Provincial / State sides
- Years: Team / Apps / (Points)
- Scottish Border XV /  / ()
- -: South of Scotland /  / ()
- -: Provinces District /  / ()
- –: Blues Trial /  / ()

International career
- Years: Team / Apps / (Points)
- 1960-64: Scotland / 6

= Oliver Grant (rugby union) =

Scottish rugby union player (1933–2022)

Thomas Oliver Grant (5 September 1933 – June 2022) was a Scotland international rugby union player.

==Rugby Union career==

===Amateur career===
Grant played for Hawick.

===Provincial career===
Grant played for the Scottish Border XV in their match against Royal Air Force Rugby Union in 1962.

He played for South of Scotland.

Grant played for Provinces District - the combined north–south side - in their match against Canada on 28 November 1962.
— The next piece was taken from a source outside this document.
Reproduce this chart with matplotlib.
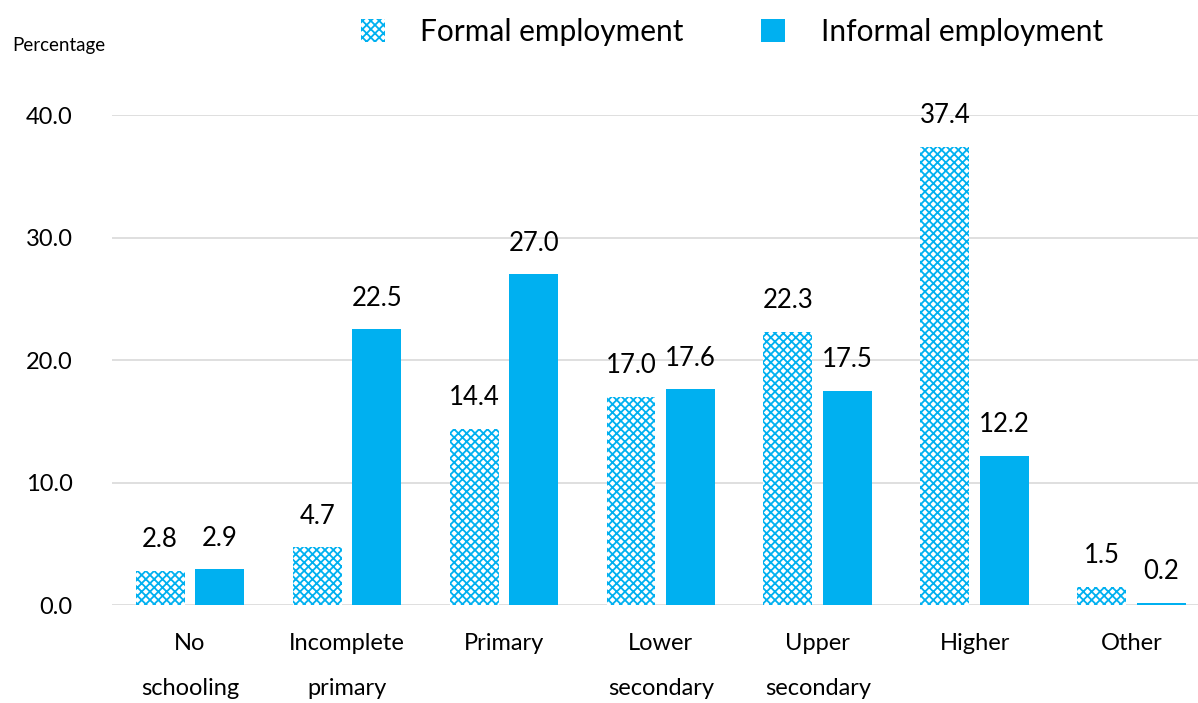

He played for Blues Trial in the 3rd and last trial match of the 1962-63 season; the Blues edging a 23–20 win over Whites Trial.

===International career===
Grant was capped for six times between 1960 and 1964.

==Personal life and death==
Oliver Grant died in June 2022, at the age of 88.

His late, younger brother Derrick Grant was also capped for Scotland.